Server Side Rendering (SSR)*
- User navigates to a page, the browser sends an HTTP request to the Next.js application, including cookies and HTTP headers that can be used in personalisation conditions. If there are no personalised variants configured for this page or the page is not found, the middleware will exit and page generation will continue as usual.
- The personalisation middleware sends a request to Edge.
- If a page has more than one variant, the middleware sends another API request to the Personalize API to detect if the current visitor matches any of the audiences configured for this page (the cookies and HTTP headers received from the browser will help to identify the visitor).
- Identifying the audience for the current visitor.
- The middleware determines which personalised page variant is suitable for the current visitor.
If the visitor matches an audience configured for the page, the middleware will rewrite the page path to a special personalised variant path and this will instruct the Next.js application to use the specific page variant when rendering the page: the personalised version of the page will be rendered on the server and returned to the browser.
If the visitor does not match any audiences, then the default page variant will be rendered and returned to the user.
Static Site Generation (SSG)
- This step is the same where the browser sends an HTTP request to the Next.js application with cookies and HTTP headers.
- The Personalize middleware checks to see whether there are any pre-rendered page variants for this page.
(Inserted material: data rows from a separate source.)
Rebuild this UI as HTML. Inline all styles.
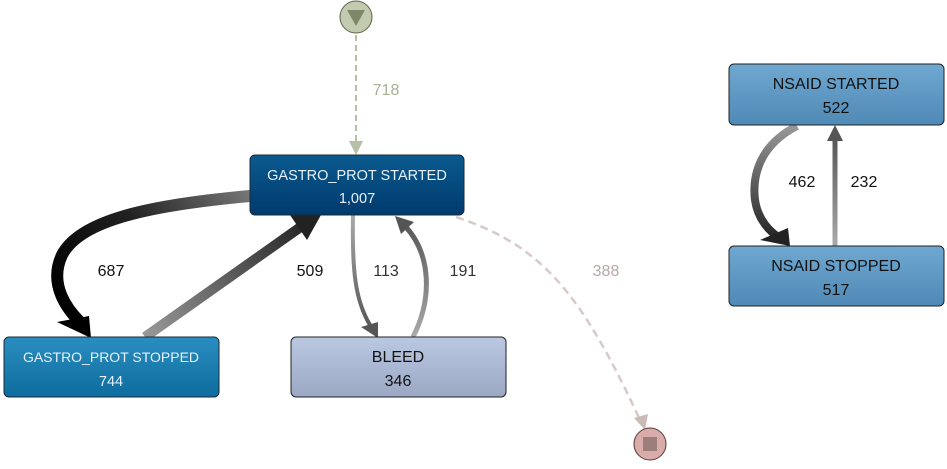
<!DOCTYPE html>
<html><head><meta charset="utf-8"><style>
html,body{margin:0;padding:0;background:#fff;}
svg{display:block;font-family:"Liberation Sans",Arial,sans-serif;}
</style></head><body>
<svg width="947" height="469" viewBox="0 0 947 469" xmlns="http://www.w3.org/2000/svg">
<defs>
<linearGradient id="gs" x1="0" y1="0" x2="0" y2="1"><stop offset="0" stop-color="#0a5a8e"/><stop offset="1" stop-color="#003a6e"/></linearGradient>
<linearGradient id="gp" x1="0" y1="0" x2="0" y2="1"><stop offset="0" stop-color="#2a8dc0"/><stop offset="1" stop-color="#0e6c9e"/></linearGradient>
<linearGradient id="gb" x1="0" y1="0" x2="0" y2="1"><stop offset="0" stop-color="#bac8e2"/><stop offset="1" stop-color="#9aa8c4"/></linearGradient>
<linearGradient id="gn" x1="0" y1="0" x2="0" y2="1"><stop offset="0" stop-color="#6fa8d0"/><stop offset="1" stop-color="#4f89b5"/></linearGradient>
<linearGradient id="e687" gradientUnits="userSpaceOnUse" x1="250" y1="192" x2="70" y2="320"><stop offset="0" stop-color="#777"/><stop offset="0.5" stop-color="#222"/><stop offset="1" stop-color="#000"/></linearGradient>
<linearGradient id="e509" gradientUnits="userSpaceOnUse" x1="145" y1="337" x2="310" y2="220"><stop offset="0" stop-color="#999"/><stop offset="1" stop-color="#222"/></linearGradient>
<linearGradient id="e113" gradientUnits="userSpaceOnUse" x1="0" y1="215" x2="0" y2="330"><stop offset="0" stop-color="#aaa"/><stop offset="1" stop-color="#555"/></linearGradient>
<linearGradient id="e191" gradientUnits="userSpaceOnUse" x1="0" y1="337" x2="0" y2="220"><stop offset="0" stop-color="#aaa"/><stop offset="1" stop-color="#555"/></linearGradient>
<linearGradient id="e462" gradientUnits="userSpaceOnUse" x1="0" y1="125" x2="0" y2="240"><stop offset="0" stop-color="#999"/><stop offset="1" stop-color="#222"/></linearGradient>
<linearGradient id="e232" gradientUnits="userSpaceOnUse" x1="0" y1="246" x2="0" y2="135"><stop offset="0" stop-color="#aaa"/><stop offset="1" stop-color="#555"/></linearGradient>
</defs>

<line x1="356" y1="35" x2="356" y2="142" stroke="#b5c0a5" stroke-width="2" stroke-dasharray="6,4"/>
<polygon points="349,141 363,141 356,155" fill="#b5c0a5"/>
<text x="386" y="95" font-size="16" fill="#a8b096" text-anchor="middle">718</text>

<path d="M250,196 C150,205 80,220 62,255 C48,285 68,310 80,322" fill="none" stroke="url(#e687)" stroke-width="12"/>
<polygon points="57,322 89,316 91,338" fill="#000"/>
<text x="111" y="276" font-size="16" fill="#111" text-anchor="middle">687</text>

<line x1="145" y1="337" x2="302" y2="226" stroke="url(#e509)" stroke-width="10"/>
<polygon points="290,215 321,215 307,240" fill="#222"/>
<text x="310" y="276" font-size="16" fill="#111" text-anchor="middle">509</text>

<path d="M353,215 C352,270 355,300 370,325" fill="none" stroke="url(#e113)" stroke-width="4"/>
<polygon points="361,327 378,322 378,338" fill="#555"/>
<text x="386" y="276" font-size="16" fill="#333" text-anchor="middle">113</text>

<path d="M413,337 C432,300 432,255 405,226" fill="none" stroke="url(#e191)" stroke-width="5"/>
<polygon points="395,216 414,222 401,234" fill="#555"/>
<text x="463" y="276" font-size="16" fill="#333" text-anchor="middle">191</text>

<path d="M456,217 C540,245 580,290 640,420" fill="none" stroke="#d8cac8" stroke-width="2.5" stroke-dasharray="8,5"/>
<polygon points="634,418 648,414 645,430" fill="#cbbab7"/>
<text x="606" y="276" font-size="16" fill="#b8a8a5" text-anchor="middle">388</text>

<path d="M797,126 C760,145 752,175 755,200 C758,220 770,232 780,238" fill="none" stroke="url(#e462)" stroke-width="8"/>
<polygon points="760,240 788,228 790,246" fill="#222"/>
<text x="802" y="187" font-size="16" fill="#111" text-anchor="middle">462</text>

<line x1="835" y1="246" x2="835" y2="140" stroke="url(#e232)" stroke-width="5"/>
<polygon points="827,141 843,141 835,125" fill="#555"/>
<text x="864" y="187" font-size="16" fill="#111" text-anchor="middle">232</text>

<rect x="250" y="155" width="214" height="60" rx="5" fill="url(#gs)" stroke="#1a2a3a" stroke-width="1"/>
<text x="357" y="180" font-size="14.5" fill="#e8f0f8" text-anchor="middle">GASTRO_PROT STARTED</text>
<text x="357" y="203" font-size="14.5" fill="#e8f0f8" text-anchor="middle">1,007</text>

<rect x="4" y="337" width="215" height="60" rx="5" fill="url(#gp)" stroke="#1a2a3a" stroke-width="1"/>
<text x="111" y="362" font-size="14" fill="#e8f0f8" text-anchor="middle">GASTRO_PROT STOPPED</text>
<text x="111" y="386" font-size="14.5" fill="#e8f0f8" text-anchor="middle">744</text>

<rect x="291" y="337" width="215" height="60" rx="5" fill="url(#gb)" stroke="#222" stroke-width="1"/>
<text x="398" y="362" font-size="16" fill="#111" text-anchor="middle">BLEED</text>
<text x="398" y="386" font-size="16" fill="#111" text-anchor="middle">346</text>

<rect x="729" y="64" width="215" height="61" rx="5" fill="url(#gn)" stroke="#222" stroke-width="1"/>
<text x="836" y="89" font-size="16" fill="#111" text-anchor="middle">NSAID STARTED</text>
<text x="836" y="113" font-size="16" fill="#111" text-anchor="middle">522</text>

<rect x="729" y="246" width="215" height="60" rx="5" fill="url(#gn)" stroke="#222" stroke-width="1"/>
<text x="836" y="271" font-size="16" fill="#111" text-anchor="middle">NSAID STOPPED</text>
<text x="836" y="295" font-size="16" fill="#111" text-anchor="middle">517</text>

<circle cx="356" cy="17" r="16" fill="#c2cbb0" stroke="#5a6248" stroke-width="1"/>
<polygon points="347,10 365,10 356,26" fill="#7d8866"/>
<circle cx="650" cy="444" r="16" fill="#d8aca8" stroke="#5a3a38" stroke-width="1"/>
<rect x="643" y="437" width="14" height="14" fill="#9e7e7c"/>
</svg>
</body></html>
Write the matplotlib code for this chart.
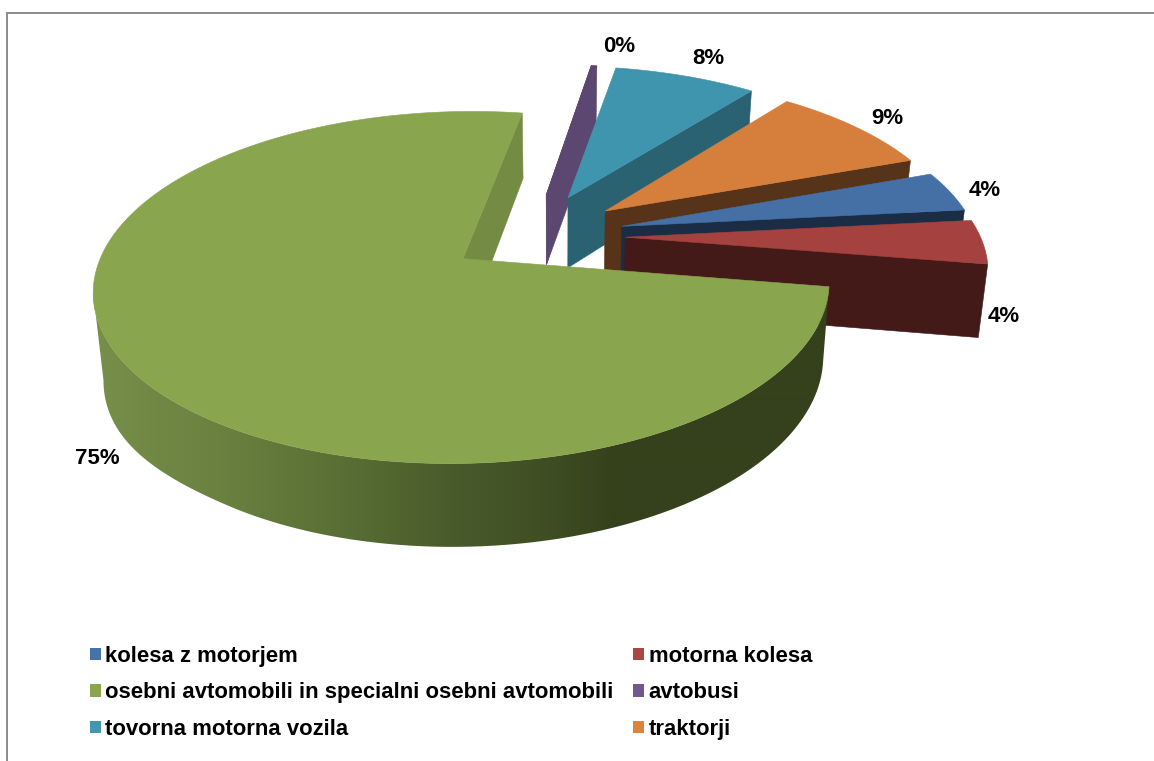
import numpy as np
import matplotlib
matplotlib.use("Agg")
import matplotlib.pyplot as plt
from matplotlib.patches import Polygon, Patch
from matplotlib.colors import to_rgb

categories = ["kolesa z motorjem", "motorna kolesa",
              "osebni avtomobili in specialni osebni avtomobili",
              "avtobusi", "tovorna motorna vozila", "traktorji"]
values = [3.9, 4.2, 75.0, 0.3, 7.7, 8.9]
explode = [0.265, 0.265, 0.231, 0.265, 0.265, 0.265]
top_colors = ["#4470A6", "#A5423F", "#89A54E", "#5C4770", "#4095AE", "#D67F3C"]
wall_colors = ["#1B2D45", "#431A18", "#748B44", "#5C4770", "#2A6272", "#57331A"]
legend_colors = ["#4572A7", "#AA4643", "#89A54E", "#71588F", "#4198AF", "#DB843D"]
label_xy = [(985, 191), (1004, 317), (97, 459), (619, 47), (708, 58), (887, 119)]
shade_x = [95, 226, 323, 444, 541, 614, 830]
shade_c = ["#768F49", "#6A8040", "#5C7236", "#4A5C2C", "#3F4F24", "#35411C", "#35411C"]

START = 20.0
CX, CY, R, K, P, H, PH = 531.0, 236.0, 355.0, 164.0, 0.16, 72.0, 0.12
VX, SHRINK = 560.0, 0.978

plt.rcParams["font.family"] = ["Liberation Sans", "DejaVu Sans"]
fig = plt.figure(figsize=(11.54, 7.61), dpi=100)
ax = fig.add_axes([0, 0, 1, 1])
ax.axis("off")


def top(X, Y):
    d = 1 - P * np.asarray(Y)
    return CX + R * np.asarray(X) / d, CY + K * np.asarray(Y) / d


def bottom(X, Y):
    x, y = top(X, Y)
    wall = H / (1 - PH * np.asarray(Y))
    sag = 0.00079 * np.clip(220 - x, 0, None) ** 2
    return VX + (x - VX) * SHRINK, y + wall + sag


def poly(xs, ys, color, z):
    p = Polygon(np.column_stack([xs, ys]), closed=True, facecolor=color,
                edgecolor=color, linewidth=0.4, zorder=z)
    ax.add_patch(p)
    return p


def radial_face(ax0, ay0, ex, ey, color, z):
    tx, ty = top([ax0, ex], [ay0, ey])
    bx, by = bottom([ax0, ex], [ay0, ey])
    poly([tx[0], tx[1], bx[1], bx[0]], [ty[0], ty[1], by[1], by[0]], color, z)


def curved_wall(Xs, Ys, ts, z):
    keep = np.sin(ts) < 0.4
    tx, ty = top(Xs[keep], Ys[keep])
    bx, by = bottom(Xs[keep], Ys[keep])
    it, ib = int(np.argmin(tx)), int(np.argmin(bx))
    outline = np.column_stack([np.r_[tx[:it + 1], bx[:ib + 1][::-1]],
                               np.r_[ty[:it + 1], by[:ib + 1][::-1]]])
    wall = Polygon(outline, closed=True, facecolor="none", edgecolor="none",
                   transform=ax.transData)
    ax.add_patch(wall)
    grid = np.arange(60, 860)
    rgb = np.array([to_rgb(c) for c in shade_c])
    img = np.stack([np.interp(grid, shade_x, rgb[:, k]) for k in range(3)], axis=-1)[None, :, :]
    im = ax.imshow(img, extent=(60, 860, 600, 250), aspect="auto", zorder=z,
                   interpolation="bilinear")
    im.set_clip_path(wall)


def draw_wedge(i, t_hi, t_lo, z):
    mid = np.radians((t_hi + t_lo) / 2)
    e = explode[i]
    ax0, ay0 = e * np.cos(mid), -e * np.sin(mid)
    ts = np.radians(np.linspace(t_hi, t_lo, max(int(abs(t_hi - t_lo) * 2), 8)))
    Xs = ax0 + np.cos(ts)
    Ys = ay0 - np.sin(ts)
    radial_face(ax0, ay0, Xs[-1], Ys[-1], wall_colors[i], z)
    if i == 2:
        curved_wall(Xs, Ys, ts, z)
    if i == 3:
        radial_face(ax0, ay0, Xs[0], Ys[0], wall_colors[i], z)
    px, py = top(np.r_[ax0, Xs], np.r_[ay0, Ys])
    poly(px, py, top_colors[i], z + 0.5)


spans = [v * 3.6 for v in values]
angles = START - np.r_[0, np.cumsum(spans)]
for z, i in enumerate([3, 4, 5, 0, 1, 2]):
    draw_wedge(i, angles[i], angles[i + 1], z + 1)

for v, (x, y) in zip(values, label_xy):
    ax.text(x, y, f"{round(v):d}%", ha="center", va="center", fontsize=16,
            fontweight="bold", color="black", zorder=20)

# frame of the chart area
ax.plot([6.5, 6.5, 1154], [761, 12.5, 12.5], color="#8C8C8C", lw=1.4, zorder=30,
        solid_joinstyle="miter")

ax.set_xlim(0, 1154)
ax.set_ylim(761, 0)

order = [0, 2, 4, 1, 3, 5]
handles = [Patch(facecolor=legend_colors[i], edgecolor="none") for i in order]
leg = ax.legend(handles, [categories[i] for i in order], ncol=2, loc="upper left",
                bbox_to_anchor=(90 / 1154, 1 - 646 / 761), frameon=False,
                prop={"size": 15.9, "weight": "bold"}, handlelength=0.5, handleheight=0.5,
                handletextpad=0.2, labelspacing=0.7, columnspacing=0.88, borderpad=0,
                borderaxespad=0)

fig.savefig("out.png", dpi=100)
If yes, it skips the API request to Edge, otherwise it will fall back to the standard SSR process and fetch personalised variants for the current page.
- If a page has personalised variants, the middleware sends an API request to the Personalise API to identify visitor's audience.
If there is a match and personalised page variants are pre-generated, the middleware will rewrite the page path and then the appropriate personalised page variant will be chosen and returned to the browser.
If the visitor does not match any audiences, then the default page variant will be returned to the user using the statically generated HTML if it exists.